Command line interface

When installing the distribution, a script called csccp-solver-cli is installed.

A. Solving CSCCPs

Thanks to it you can solve CSCCP using different methods. Go at GAME/bin and type:

$> csccp-solver-cli -s GAME/examples/normal/example-data -m 168.195105 -v idp -l cc -r 3 -c 0 --dec 5

The program of csccp-solver-cli (GAME) will use the seed scaffolds included in the sepcified foldder after "-s" (the file in this case is s0000000001) to identified the structures having a targeted weight 168.195105 (-m 168.195105) in configuration 0 (-c 0) and ourput the top 3 (-r 3) most probable molecules.

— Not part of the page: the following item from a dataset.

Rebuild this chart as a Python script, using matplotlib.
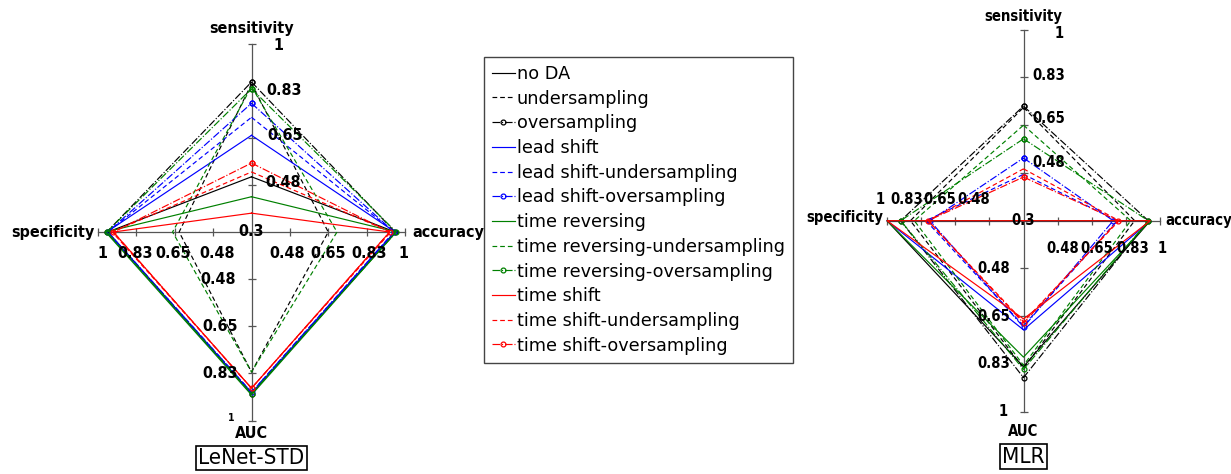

The csccp-solver-cli used the DP algorithm (-v idp), implemented in C++ (-v cc).

PS. In general, r is set to 310, dec is set to 15 In the file of *.cIdx, assume that the number in line 3 is x, we can set the index of configuration (-c) from 0 to x-1.

You should get this output in this case:

------------------csccp info----------------
scaffold: s0000000001
n: 2
R: 3
mass_peak (w0): 168.195105
mass_peak_min:168.111007448
mass_peak_max: 168.279202553
scaffold_weight_rel2config:106.12194
scaffold_probability_rel2config: 0.026296875
min_possible_weight: 152.120115
max_possible_weight: 498.210115
wmin: 61.9890674475
wmax: 62.1572625525
configuration: [7, 3]
number of sidechains (K): [5, 6]
number of compounds: 30
W,P,sidechain_smiles won't be displayed...
------------------end------------------------
Starting Iterative Dynamic Programming
Finished with 1 iterations: RR=30<=30. Reason: len(filtered_results)=4 < RR
	Probability	Weight		Smile
____________________________________________________________________________________
1.	1.972266e-04	1.681951e+02	C1C/C(=C\CC)C(=O)CC1CO
2.	1.150488e-04	1.681951e+02	C1C/C(=C\CCO)C(=O)CC1C
3.	6.574219e-05	1.681951e+02	C1C/C(=C\O)C(=O)CC1C(C)C

B. Query information on scaffolds

To query information on a scaffold file you can type:

$> csccp-solver-cli -s data/full_set/normal/s0000000001 -i

You should get this output:

name: s0000000001
popularity: 20
scaffold_weight_plus_hydrogens: 110.1537
min_possible_weight: 152.120115
max_possible_weight: 498.210115
number of configurations: 8
max number of compounds: 0:30 1:36 2:6 3:90 4:60 5:180 6:5 7:20

Other informations

The identified(validated) main structures in our four tesing natural products were provided in the GAME/examples/Datasets/structures

All seed scaffolds (*.cIdx files) in our collected database that can be used as input of the "csccp-solver-cli" program were provided in the GAME/examples/core_index The index(filename) of seed scaffolds of the four datasets were listed in the GAME/examples/Datasets/scaffolds. (the parameter of -c in csccp-solver-cli) The targeted molecular weights of the four datasets were also provided in GAME/examples/MW/. (the parameter of -m in csccp-solver-cli)

Test cases were provided in the GAME/examples/test_case. See GAME/examples/test_case/test_example.txt for their targeted molecular weights.